### DATA EXCERPT ###

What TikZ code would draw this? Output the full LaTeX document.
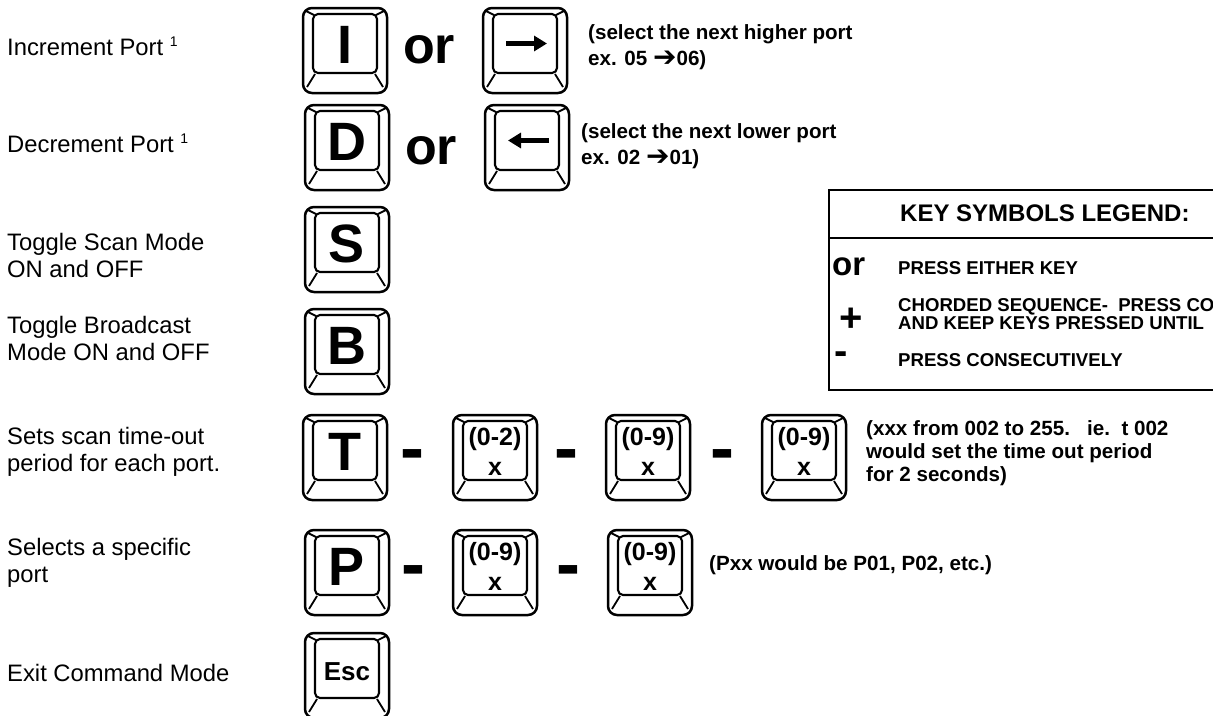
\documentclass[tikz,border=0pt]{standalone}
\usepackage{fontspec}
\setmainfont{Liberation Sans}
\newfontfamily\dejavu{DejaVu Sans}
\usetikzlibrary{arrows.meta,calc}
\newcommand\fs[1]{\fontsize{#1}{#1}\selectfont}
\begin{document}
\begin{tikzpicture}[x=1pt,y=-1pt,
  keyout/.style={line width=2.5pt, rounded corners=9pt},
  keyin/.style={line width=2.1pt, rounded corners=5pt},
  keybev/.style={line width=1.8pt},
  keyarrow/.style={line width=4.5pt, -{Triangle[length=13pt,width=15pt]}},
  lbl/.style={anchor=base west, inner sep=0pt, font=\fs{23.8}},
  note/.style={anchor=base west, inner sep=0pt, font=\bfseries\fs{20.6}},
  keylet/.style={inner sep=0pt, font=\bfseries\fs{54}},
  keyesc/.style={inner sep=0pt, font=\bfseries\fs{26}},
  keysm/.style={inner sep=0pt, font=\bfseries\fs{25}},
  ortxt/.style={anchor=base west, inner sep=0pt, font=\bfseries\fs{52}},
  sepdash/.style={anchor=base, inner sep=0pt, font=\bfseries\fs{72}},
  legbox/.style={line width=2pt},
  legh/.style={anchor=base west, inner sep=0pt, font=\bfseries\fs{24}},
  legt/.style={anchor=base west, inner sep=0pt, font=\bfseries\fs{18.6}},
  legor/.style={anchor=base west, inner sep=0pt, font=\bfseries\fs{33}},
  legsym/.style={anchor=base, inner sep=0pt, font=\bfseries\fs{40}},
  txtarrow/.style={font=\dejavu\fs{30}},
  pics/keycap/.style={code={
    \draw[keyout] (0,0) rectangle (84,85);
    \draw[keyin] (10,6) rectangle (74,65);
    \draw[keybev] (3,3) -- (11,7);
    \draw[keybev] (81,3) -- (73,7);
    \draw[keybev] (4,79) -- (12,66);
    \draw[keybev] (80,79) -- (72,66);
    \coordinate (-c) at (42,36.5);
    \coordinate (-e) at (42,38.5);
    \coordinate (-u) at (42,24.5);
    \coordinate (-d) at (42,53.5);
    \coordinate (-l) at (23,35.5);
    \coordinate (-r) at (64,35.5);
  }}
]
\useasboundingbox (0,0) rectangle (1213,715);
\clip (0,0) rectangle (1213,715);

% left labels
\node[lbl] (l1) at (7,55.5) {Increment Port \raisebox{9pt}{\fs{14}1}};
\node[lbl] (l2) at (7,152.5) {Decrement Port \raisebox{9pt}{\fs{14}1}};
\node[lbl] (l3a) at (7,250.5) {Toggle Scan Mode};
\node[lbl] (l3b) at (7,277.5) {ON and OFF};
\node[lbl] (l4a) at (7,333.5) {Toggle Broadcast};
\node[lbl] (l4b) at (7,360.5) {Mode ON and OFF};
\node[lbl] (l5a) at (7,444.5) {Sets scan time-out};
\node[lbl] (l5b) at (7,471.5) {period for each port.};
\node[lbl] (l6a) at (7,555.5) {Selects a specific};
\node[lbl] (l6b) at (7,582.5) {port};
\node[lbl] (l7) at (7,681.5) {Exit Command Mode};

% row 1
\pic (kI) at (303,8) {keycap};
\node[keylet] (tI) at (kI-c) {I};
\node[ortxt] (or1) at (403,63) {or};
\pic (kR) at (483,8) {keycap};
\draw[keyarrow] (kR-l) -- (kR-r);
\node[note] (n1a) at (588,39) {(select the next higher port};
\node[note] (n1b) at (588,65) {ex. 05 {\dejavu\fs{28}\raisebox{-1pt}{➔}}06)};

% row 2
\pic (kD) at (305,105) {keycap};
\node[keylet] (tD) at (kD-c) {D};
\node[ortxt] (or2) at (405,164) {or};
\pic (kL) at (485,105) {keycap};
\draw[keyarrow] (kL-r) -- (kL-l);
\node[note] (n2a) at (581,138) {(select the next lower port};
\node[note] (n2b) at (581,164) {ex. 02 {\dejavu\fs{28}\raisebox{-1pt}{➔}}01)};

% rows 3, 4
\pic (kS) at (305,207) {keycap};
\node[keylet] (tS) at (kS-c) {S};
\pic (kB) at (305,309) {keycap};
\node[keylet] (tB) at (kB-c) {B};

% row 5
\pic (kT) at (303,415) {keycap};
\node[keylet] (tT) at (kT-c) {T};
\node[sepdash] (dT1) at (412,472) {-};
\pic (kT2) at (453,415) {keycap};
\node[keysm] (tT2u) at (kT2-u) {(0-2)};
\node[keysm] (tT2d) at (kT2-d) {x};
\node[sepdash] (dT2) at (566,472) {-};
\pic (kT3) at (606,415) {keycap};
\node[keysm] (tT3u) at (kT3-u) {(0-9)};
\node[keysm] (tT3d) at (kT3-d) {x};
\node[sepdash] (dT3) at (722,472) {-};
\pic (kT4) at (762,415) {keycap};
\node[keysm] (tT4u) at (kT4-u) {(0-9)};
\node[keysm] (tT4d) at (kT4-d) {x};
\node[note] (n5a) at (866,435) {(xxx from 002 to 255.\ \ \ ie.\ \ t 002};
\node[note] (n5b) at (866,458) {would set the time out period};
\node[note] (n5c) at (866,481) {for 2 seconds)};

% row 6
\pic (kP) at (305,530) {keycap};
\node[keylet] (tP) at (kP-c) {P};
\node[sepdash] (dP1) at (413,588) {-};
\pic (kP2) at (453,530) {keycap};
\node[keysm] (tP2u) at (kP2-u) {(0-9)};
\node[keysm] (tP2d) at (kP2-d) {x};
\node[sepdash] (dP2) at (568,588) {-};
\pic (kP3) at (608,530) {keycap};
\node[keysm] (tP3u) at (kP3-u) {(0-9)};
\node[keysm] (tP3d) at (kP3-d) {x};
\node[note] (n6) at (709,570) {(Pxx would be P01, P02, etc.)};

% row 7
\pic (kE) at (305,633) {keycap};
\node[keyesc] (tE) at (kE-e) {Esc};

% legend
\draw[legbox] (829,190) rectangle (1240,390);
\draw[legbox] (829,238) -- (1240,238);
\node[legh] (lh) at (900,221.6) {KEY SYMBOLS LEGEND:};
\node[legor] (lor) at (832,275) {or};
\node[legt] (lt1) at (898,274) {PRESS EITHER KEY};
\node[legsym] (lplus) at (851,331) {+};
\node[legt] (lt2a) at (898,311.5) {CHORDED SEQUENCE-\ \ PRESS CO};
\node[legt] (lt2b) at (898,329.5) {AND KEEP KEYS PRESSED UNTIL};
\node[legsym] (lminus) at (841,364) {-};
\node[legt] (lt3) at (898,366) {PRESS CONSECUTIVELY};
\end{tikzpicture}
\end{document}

###

◆ **EXERCISE AIM**
Copy out the data above exactly, except the pictures.

◆ **EXERCISE RESULT**
What TikZ code would draw this? Output the full LaTeX document.
\documentclass[tikz,border=0pt]{standalone}
\usepackage{fontspec}
\setmainfont{Liberation Sans}
\newfontfamily\dejavu{DejaVu Sans}
\usetikzlibrary{arrows.meta,calc}
\newcommand\fs[1]{\fontsize{#1}{#1}\selectfont}
\begin{document}
\begin{tikzpicture}[x=1pt,y=-1pt,
  keyout/.style={line width=2.5pt, rounded corners=9pt},
  keyin/.style={line width=2.1pt, rounded corners=5pt},
  keybev/.style={line width=1.8pt},
  keyarrow/.style={line width=4.5pt, -{Triangle[length=13pt,width=15pt]}},
  lbl/.style={anchor=base west, inner sep=0pt, font=\fs{23.8}},
  note/.style={anchor=base west, inner sep=0pt, font=\bfseries\fs{20.6}},
  keylet/.style={inner sep=0pt, font=\bfseries\fs{54}},
  keyesc/.style={inner sep=0pt, font=\bfseries\fs{26}},
  keysm/.style={inner sep=0pt, font=\bfseries\fs{25}},
  ortxt/.style={anchor=base west, inner sep=0pt, font=\bfseries\fs{52}},
  sepdash/.style={anchor=base, inner sep=0pt, font=\bfseries\fs{72}},
  legbox/.style={line width=2pt},
  legh/.style={anchor=base west, inner sep=0pt, font=\bfseries\fs{24}},
  legt/.style={anchor=base west, inner sep=0pt, font=\bfseries\fs{18.6}},
  legor/.style={anchor=base west, inner sep=0pt, font=\bfseries\fs{33}},
  legsym/.style={anchor=base, inner sep=0pt, font=\bfseries\fs{40}},
  txtarrow/.style={font=\dejavu\fs{30}},
  pics/keycap/.style={code={
    \draw[keyout] (0,0) rectangle (84,85);
    \draw[keyin] (10,6) rectangle (74,65);
    \draw[keybev] (3,3) -- (11,7);
    \draw[keybev] (81,3) -- (73,7);
    \draw[keybev] (4,79) -- (12,66);
    \draw[keybev] (80,79) -- (72,66);
    \coordinate (-c) at (42,36.5);
    \coordinate (-e) at (42,38.5);
    \coordinate (-u) at (42,24.5);
    \coordinate (-d) at (42,53.5);
    \coordinate (-l) at (23,35.5);
    \coordinate (-r) at (64,35.5);
  }}
]
\useasboundingbox (0,0) rectangle (1213,715);
\clip (0,0) rectangle (1213,715);

% left labels
\node[lbl] (l1) at (7,55.5) {Increment Port \raisebox{9pt}{\fs{14}1}};
\node[lbl] (l2) at (7,152.5) {Decrement Port \raisebox{9pt}{\fs{14}1}};
\node[lbl] (l3a) at (7,250.5) {Toggle Scan Mode};
\node[lbl] (l3b) at (7,277.5) {ON and OFF};
\node[lbl] (l4a) at (7,333.5) {Toggle Broadcast};
\node[lbl] (l4b) at (7,360.5) {Mode ON and OFF};
\node[lbl] (l5a) at (7,444.5) {Sets scan time-out};
\node[lbl] (l5b) at (7,471.5) {period for each port.};
\node[lbl] (l6a) at (7,555.5) {Selects a specific};
\node[lbl] (l6b) at (7,582.5) {port};
\node[lbl] (l7) at (7,681.5) {Exit Command Mode};

% row 1
\pic (kI) at (303,8) {keycap};
\node[keylet] (tI) at (kI-c) {I};
\node[ortxt] (or1) at (403,63) {or};
\pic (kR) at (483,8) {keycap};
\draw[keyarrow] (kR-l) -- (kR-r);
\node[note] (n1a) at (588,39) {(select the next higher port};
\node[note] (n1b) at (588,65) {ex. 05 {\dejavu\fs{28}\raisebox{-1pt}{➔}}06)};

% row 2
\pic (kD) at (305,105) {keycap};
\node[keylet] (tD) at (kD-c) {D};
\node[ortxt] (or2) at (405,164) {or};
\pic (kL) at (485,105) {keycap};
\draw[keyarrow] (kL-r) -- (kL-l);
\node[note] (n2a) at (581,138) {(select the next lower port};
\node[note] (n2b) at (581,164) {ex. 02 {\dejavu\fs{28}\raisebox{-1pt}{➔}}01)};

% rows 3, 4
\pic (kS) at (305,207) {keycap};
\node[keylet] (tS) at (kS-c) {S};
\pic (kB) at (305,309) {keycap};
\node[keylet] (tB) at (kB-c) {B};

% row 5
\pic (kT) at (303,415) {keycap};
\node[keylet] (tT) at (kT-c) {T};
\node[sepdash] (dT1) at (412,472) {-};
\pic (kT2) at (453,415) {keycap};
\node[keysm] (tT2u) at (kT2-u) {(0-2)};
\node[keysm] (tT2d) at (kT2-d) {x};
\node[sepdash] (dT2) at (566,472) {-};
\pic (kT3) at (606,415) {keycap};
\node[keysm] (tT3u) at (kT3-u) {(0-9)};
\node[keysm] (tT3d) at (kT3-d) {x};
\node[sepdash] (dT3) at (722,472) {-};
\pic (kT4) at (762,415) {keycap};
\node[keysm] (tT4u) at (kT4-u) {(0-9)};
\node[keysm] (tT4d) at (kT4-d) {x};
\node[note] (n5a) at (866,435) {(xxx from 002 to 255.\ \ \ ie.\ \ t 002};
\node[note] (n5b) at (866,458) {would set the time out period};
\node[note] (n5c) at (866,481) {for 2 seconds)};

% row 6
\pic (kP) at (305,530) {keycap};
\node[keylet] (tP) at (kP-c) {P};
\node[sepdash] (dP1) at (413,588) {-};
\pic (kP2) at (453,530) {keycap};
\node[keysm] (tP2u) at (kP2-u) {(0-9)};
\node[keysm] (tP2d) at (kP2-d) {x};
\node[sepdash] (dP2) at (568,588) {-};
\pic (kP3) at (608,530) {keycap};
\node[keysm] (tP3u) at (kP3-u) {(0-9)};
\node[keysm] (tP3d) at (kP3-d) {x};
\node[note] (n6) at (709,570) {(Pxx would be P01, P02, etc.)};

% row 7
\pic (kE) at (305,633) {keycap};
\node[keyesc] (tE) at (kE-e) {Esc};

% legend
\draw[legbox] (829,190) rectangle (1240,390);
\draw[legbox] (829,238) -- (1240,238);
\node[legh] (lh) at (900,221.6) {KEY SYMBOLS LEGEND:};
\node[legor] (lor) at (832,275) {or};
\node[legt] (lt1) at (898,274) {PRESS EITHER KEY};
\node[legsym] (lplus) at (851,331) {+};
\node[legt] (lt2a) at (898,311.5) {CHORDED SEQUENCE-\ \ PRESS CO};
\node[legt] (lt2b) at (898,329.5) {AND KEEP KEYS PRESSED UNTIL};
\node[legsym] (lminus) at (841,364) {-};
\node[legt] (lt3) at (898,366) {PRESS CONSECUTIVELY};
\end{tikzpicture}
\end{document}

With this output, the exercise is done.